As similar models are deployed around the country, the extent to which they point the way to the future of jazz music and culture is what is at stake. The music that used to occupy the multiple clubs along Jackson Street, that used to gather people together in Belltown at Tula's or in Pioneer Square at the New Orleans, Parnell's or Pioneer Banque, occupies a small gallery space on Capitol Hill. Seattle area musicians are arriving on the scene from the city's vaunted school jazz programs, from adult learning spaces and from places abroad.
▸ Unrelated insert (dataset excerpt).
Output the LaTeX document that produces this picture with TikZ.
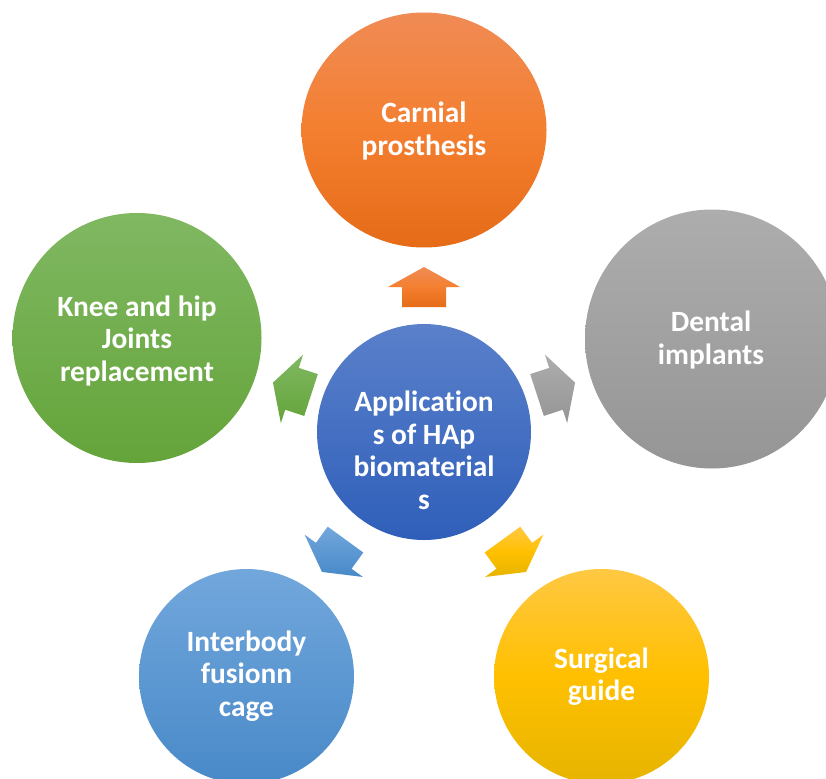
\documentclass[tikz,border=0pt]{standalone}
\usepackage{fontspec}
\setmainfont{Carlito}[Ligatures=CommonOff]
\usetikzlibrary{shapes.geometric}
\definecolor{orTop}{HTML}{F08B55}
\definecolor{orMid}{HTML}{F47F30}
\definecolor{orBot}{HTML}{E56B17}
\definecolor{grTop}{HTML}{ADADAD}
\definecolor{grBot}{HTML}{959595}
\definecolor{gnTop}{HTML}{80B862}
\definecolor{gnBot}{HTML}{64A43A}
\definecolor{blTop}{HTML}{72A7DC}
\definecolor{blBot}{HTML}{4889C8}
\definecolor{ylTop}{HTML}{FFC843}
\definecolor{ylMid}{HTML}{FFC000}
\definecolor{ylBot}{HTML}{E6B400}
\definecolor{hbTop}{HTML}{5A80CA}
\definecolor{hbBot}{HTML}{2F5FBA}
\tikzset{
  blob/.style={ellipse, inner sep=0pt, draw=none},
  lbl/.style={text=white, font=\fontsize{29.4}{32.5}\selectfont\bfseries, align=center, inner sep=0pt},
  orangeF/.style={top color=orTop, bottom color=orBot, middle color=orMid},
  grayF/.style={top color=grTop, bottom color=grBot},
  greenF/.style={top color=gnTop, bottom color=gnBot},
  blueF/.style={top color=blTop, bottom color=blBot},
  yellowF/.style={top color=ylTop, bottom color=ylBot, middle color=ylMid},
  hubF/.style={top color=hbTop, bottom color=hbBot},
}
\newcommand\radarrow[4]{%
  \path[#4, shift={(#1,#2)}, rotate=#3]
    (0,-22) -- (20,-22) -- (20,-36) -- (40,0) -- (20,36) -- (20,22) -- (0,22) -- cycle;}
\begin{document}
\begin{tikzpicture}[x=1pt,y=-1pt]
\useasboundingbox (0,0) rectangle (826,778);
\fill[white] (0,0) rectangle (826,778);
\clip (0,0) rectangle (826,778);
% outer circles
\node[blob, orangeF, minimum width=245pt, minimum height=235pt] (carnial) at (424,130) {};
\node[lbl] (carnialT) at (424,131) {Carnial\\prosthesis};
\node[blob, grayF, minimum width=254pt, minimum height=259pt] (dental) at (712,339) {};
\node[lbl] (dentalT) at (711,340) {Dental\\implants};
\node[blob, greenF, minimum width=249pt, minimum height=250pt] (knee) at (137,338) {};
\node[lbl] (kneeT) at (137,340.5) {Knee and hip\\Joints\\replacement};
\node[blob, blueF, minimum width=215pt, minimum height=215pt] (cage) at (246.5,676.5) {};
\node[lbl] (cageT) at (246.5,676) {Interbody\\fusionn\\cage};
\node[blob, yellowF, minimum width=215pt, minimum height=215pt] (guide) at (601.5,676.5) {};
\node[lbl] (guideT) at (601.5,676.5) {Surgical\\guide};
% hub
\node[blob, hubF, minimum width=214pt, minimum height=216pt] (hub) at (424,432) {};
\node[lbl] (hubT) at (424,450.5) {Applicat\kern0pt ion\\s of HAp\\biomaterial\\s};
% arrows
\radarrow{424}{307}{90}{orangeF}
\radarrow{537}{395}{18}{grayF}
\radarrow{311}{395}{162}{greenF}
\radarrow{345.5}{539.6}{-126}{blueF}
\radarrow{502.5}{539.6}{-54}{yellowF}
\end{tikzpicture}
\end{document}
What used to be a remote outpost in the music world, has become an attractive location for those not only seeking a vibrant music scene, but also a vibrant, healthy lifestyle. Between the high Olympic and Cascade peaks, on the deep blue waters of Salish Sea, the city remains a beacon of natural beauty and progressive thought. The location in itself inspires creative conception that becomes brilliant reality.

This has always been, and in whatever form it takes, will always be. It is what brought Jelly Roll Morton and Ray Charles to escape the throes of the Jim Crow South. It is what has produced inspired local heroes Quincy Jones, Ernestine Anderson and many more. Jazz will continue to be the height of artistry in American music, to that, there is no question. The question is, will we value it enough to take steps for not only its survival, but its continued creative success well into the future? The Seattle Jazz Fellowship will provide at least some of the answers.